- **TASK DESCRIPTION**
Repeat everything from the first line of the listing below through the line that contains "(85,509) rectangle (832,561);", exactly. Leave out pictures.

- **DATA EXTRACT**

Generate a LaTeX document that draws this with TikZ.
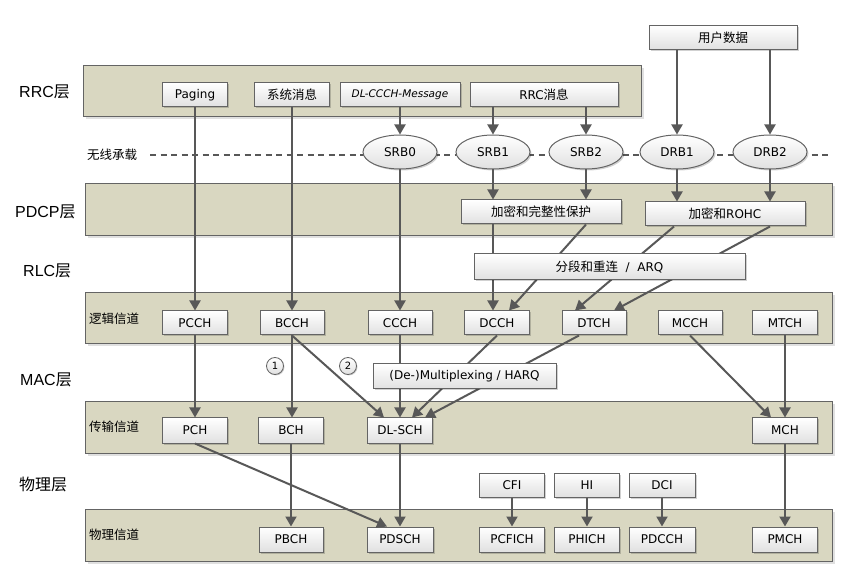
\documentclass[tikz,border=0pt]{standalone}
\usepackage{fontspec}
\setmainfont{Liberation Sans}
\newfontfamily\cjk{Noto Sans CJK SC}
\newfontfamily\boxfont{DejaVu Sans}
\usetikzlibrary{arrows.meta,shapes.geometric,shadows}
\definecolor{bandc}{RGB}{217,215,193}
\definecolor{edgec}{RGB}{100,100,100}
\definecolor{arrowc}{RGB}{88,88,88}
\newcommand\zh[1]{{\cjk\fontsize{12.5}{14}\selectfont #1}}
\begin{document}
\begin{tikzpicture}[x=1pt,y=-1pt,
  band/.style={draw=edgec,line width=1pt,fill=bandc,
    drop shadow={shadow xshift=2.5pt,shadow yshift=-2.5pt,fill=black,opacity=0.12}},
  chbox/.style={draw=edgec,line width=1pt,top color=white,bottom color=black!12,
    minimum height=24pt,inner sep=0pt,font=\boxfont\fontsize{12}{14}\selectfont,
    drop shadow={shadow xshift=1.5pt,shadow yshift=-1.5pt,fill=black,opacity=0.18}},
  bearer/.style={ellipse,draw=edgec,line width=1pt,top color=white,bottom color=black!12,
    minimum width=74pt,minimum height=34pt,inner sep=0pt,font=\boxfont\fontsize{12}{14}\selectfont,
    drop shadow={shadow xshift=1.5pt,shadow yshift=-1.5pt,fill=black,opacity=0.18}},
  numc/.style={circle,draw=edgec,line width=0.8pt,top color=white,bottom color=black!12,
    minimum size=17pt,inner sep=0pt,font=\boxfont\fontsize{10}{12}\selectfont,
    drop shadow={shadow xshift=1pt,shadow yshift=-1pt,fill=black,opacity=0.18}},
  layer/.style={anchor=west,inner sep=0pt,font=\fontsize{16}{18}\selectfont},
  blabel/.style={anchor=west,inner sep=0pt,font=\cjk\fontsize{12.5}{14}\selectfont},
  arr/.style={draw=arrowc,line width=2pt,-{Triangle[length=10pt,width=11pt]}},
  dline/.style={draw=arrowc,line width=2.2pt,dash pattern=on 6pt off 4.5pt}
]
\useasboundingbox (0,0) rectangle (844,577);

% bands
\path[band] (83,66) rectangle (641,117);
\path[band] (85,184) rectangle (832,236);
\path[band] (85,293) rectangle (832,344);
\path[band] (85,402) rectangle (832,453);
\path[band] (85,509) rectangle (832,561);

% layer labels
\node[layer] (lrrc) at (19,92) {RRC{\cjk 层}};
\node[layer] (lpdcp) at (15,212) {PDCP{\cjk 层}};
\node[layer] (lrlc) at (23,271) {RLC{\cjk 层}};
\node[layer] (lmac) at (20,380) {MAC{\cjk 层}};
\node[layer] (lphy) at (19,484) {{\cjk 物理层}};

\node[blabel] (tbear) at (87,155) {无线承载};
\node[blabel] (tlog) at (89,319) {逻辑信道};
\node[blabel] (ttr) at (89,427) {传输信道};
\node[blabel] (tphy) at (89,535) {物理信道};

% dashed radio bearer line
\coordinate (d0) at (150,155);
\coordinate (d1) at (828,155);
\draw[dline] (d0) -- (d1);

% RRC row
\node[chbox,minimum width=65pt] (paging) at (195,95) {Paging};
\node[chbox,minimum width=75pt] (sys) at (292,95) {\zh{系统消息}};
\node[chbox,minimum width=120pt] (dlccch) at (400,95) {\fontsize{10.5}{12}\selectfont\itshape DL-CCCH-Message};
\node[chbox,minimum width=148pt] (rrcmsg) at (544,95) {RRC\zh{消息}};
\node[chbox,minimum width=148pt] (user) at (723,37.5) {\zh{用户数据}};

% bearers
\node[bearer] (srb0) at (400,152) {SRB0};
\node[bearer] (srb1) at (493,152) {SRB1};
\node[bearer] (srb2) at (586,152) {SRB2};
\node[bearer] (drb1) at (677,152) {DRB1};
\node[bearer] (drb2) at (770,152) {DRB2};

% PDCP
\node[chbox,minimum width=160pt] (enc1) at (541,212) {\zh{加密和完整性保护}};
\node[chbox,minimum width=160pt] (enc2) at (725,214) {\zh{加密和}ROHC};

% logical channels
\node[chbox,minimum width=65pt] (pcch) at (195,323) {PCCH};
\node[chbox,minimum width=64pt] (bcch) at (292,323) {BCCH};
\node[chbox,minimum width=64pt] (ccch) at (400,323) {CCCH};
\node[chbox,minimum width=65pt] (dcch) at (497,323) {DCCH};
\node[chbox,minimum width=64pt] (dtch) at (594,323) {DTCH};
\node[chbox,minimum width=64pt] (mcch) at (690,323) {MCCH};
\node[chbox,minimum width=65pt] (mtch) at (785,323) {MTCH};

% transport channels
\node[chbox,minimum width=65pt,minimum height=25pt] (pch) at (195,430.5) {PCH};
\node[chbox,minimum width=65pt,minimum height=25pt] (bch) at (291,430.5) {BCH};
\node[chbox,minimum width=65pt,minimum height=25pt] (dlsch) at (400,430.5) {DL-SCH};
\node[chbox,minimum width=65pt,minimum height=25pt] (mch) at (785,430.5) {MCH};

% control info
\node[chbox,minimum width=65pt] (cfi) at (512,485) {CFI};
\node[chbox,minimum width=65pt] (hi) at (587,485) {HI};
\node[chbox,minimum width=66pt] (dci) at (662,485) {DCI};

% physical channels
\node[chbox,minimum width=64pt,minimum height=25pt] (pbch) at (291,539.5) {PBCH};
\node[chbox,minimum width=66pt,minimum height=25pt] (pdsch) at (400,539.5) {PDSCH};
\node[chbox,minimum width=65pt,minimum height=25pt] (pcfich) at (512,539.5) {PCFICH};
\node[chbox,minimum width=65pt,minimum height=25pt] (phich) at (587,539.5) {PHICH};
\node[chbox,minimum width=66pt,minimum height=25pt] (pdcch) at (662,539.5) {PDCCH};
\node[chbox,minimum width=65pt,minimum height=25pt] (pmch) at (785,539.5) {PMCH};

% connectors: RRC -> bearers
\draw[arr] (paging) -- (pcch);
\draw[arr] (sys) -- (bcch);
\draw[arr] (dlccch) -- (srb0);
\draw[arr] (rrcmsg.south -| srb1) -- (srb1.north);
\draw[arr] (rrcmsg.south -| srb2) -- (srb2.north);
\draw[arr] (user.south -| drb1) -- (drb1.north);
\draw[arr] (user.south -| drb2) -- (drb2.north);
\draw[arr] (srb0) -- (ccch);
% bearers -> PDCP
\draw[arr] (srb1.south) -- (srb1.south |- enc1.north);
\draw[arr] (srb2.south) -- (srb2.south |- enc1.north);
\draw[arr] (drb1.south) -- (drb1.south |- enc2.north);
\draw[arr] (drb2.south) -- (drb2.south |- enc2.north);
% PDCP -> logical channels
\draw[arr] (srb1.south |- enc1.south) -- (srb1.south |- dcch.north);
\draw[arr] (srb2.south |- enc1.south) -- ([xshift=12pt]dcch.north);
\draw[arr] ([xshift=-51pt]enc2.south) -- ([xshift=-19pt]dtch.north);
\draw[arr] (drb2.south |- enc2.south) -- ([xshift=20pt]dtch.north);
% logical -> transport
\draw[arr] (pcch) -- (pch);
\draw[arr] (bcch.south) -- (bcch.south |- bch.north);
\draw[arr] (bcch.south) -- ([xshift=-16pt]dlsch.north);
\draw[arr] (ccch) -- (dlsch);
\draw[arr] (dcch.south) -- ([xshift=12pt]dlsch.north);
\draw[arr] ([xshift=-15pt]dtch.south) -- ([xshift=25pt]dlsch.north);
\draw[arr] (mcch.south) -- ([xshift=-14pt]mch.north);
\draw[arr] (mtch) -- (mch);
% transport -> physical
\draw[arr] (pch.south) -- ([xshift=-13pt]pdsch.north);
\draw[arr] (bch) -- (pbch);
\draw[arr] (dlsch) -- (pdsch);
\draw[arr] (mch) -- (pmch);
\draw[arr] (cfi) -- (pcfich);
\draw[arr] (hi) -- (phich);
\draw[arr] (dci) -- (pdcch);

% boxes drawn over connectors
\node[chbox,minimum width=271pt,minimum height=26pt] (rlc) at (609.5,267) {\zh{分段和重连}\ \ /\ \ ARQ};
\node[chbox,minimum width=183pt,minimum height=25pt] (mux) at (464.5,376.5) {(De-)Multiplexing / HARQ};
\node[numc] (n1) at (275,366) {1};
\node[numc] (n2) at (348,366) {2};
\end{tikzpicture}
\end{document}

- **TASK ANSWER**
Generate a LaTeX document that draws this with TikZ.
\documentclass[tikz,border=0pt]{standalone}
\usepackage{fontspec}
\setmainfont{Liberation Sans}
\newfontfamily\cjk{Noto Sans CJK SC}
\newfontfamily\boxfont{DejaVu Sans}
\usetikzlibrary{arrows.meta,shapes.geometric,shadows}
\definecolor{bandc}{RGB}{217,215,193}
\definecolor{edgec}{RGB}{100,100,100}
\definecolor{arrowc}{RGB}{88,88,88}
\newcommand\zh[1]{{\cjk\fontsize{12.5}{14}\selectfont #1}}
\begin{document}
\begin{tikzpicture}[x=1pt,y=-1pt,
  band/.style={draw=edgec,line width=1pt,fill=bandc,
    drop shadow={shadow xshift=2.5pt,shadow yshift=-2.5pt,fill=black,opacity=0.12}},
  chbox/.style={draw=edgec,line width=1pt,top color=white,bottom color=black!12,
    minimum height=24pt,inner sep=0pt,font=\boxfont\fontsize{12}{14}\selectfont,
    drop shadow={shadow xshift=1.5pt,shadow yshift=-1.5pt,fill=black,opacity=0.18}},
  bearer/.style={ellipse,draw=edgec,line width=1pt,top color=white,bottom color=black!12,
    minimum width=74pt,minimum height=34pt,inner sep=0pt,font=\boxfont\fontsize{12}{14}\selectfont,
    drop shadow={shadow xshift=1.5pt,shadow yshift=-1.5pt,fill=black,opacity=0.18}},
  numc/.style={circle,draw=edgec,line width=0.8pt,top color=white,bottom color=black!12,
    minimum size=17pt,inner sep=0pt,font=\boxfont\fontsize{10}{12}\selectfont,
    drop shadow={shadow xshift=1pt,shadow yshift=-1pt,fill=black,opacity=0.18}},
  layer/.style={anchor=west,inner sep=0pt,font=\fontsize{16}{18}\selectfont},
  blabel/.style={anchor=west,inner sep=0pt,font=\cjk\fontsize{12.5}{14}\selectfont},
  arr/.style={draw=arrowc,line width=2pt,-{Triangle[length=10pt,width=11pt]}},
  dline/.style={draw=arrowc,line width=2.2pt,dash pattern=on 6pt off 4.5pt}
]
\useasboundingbox (0,0) rectangle (844,577);

% bands
\path[band] (83,66) rectangle (641,117);
\path[band] (85,184) rectangle (832,236);
\path[band] (85,293) rectangle (832,344);
\path[band] (85,402) rectangle (832,453);
\path[band] (85,509) rectangle (832,561);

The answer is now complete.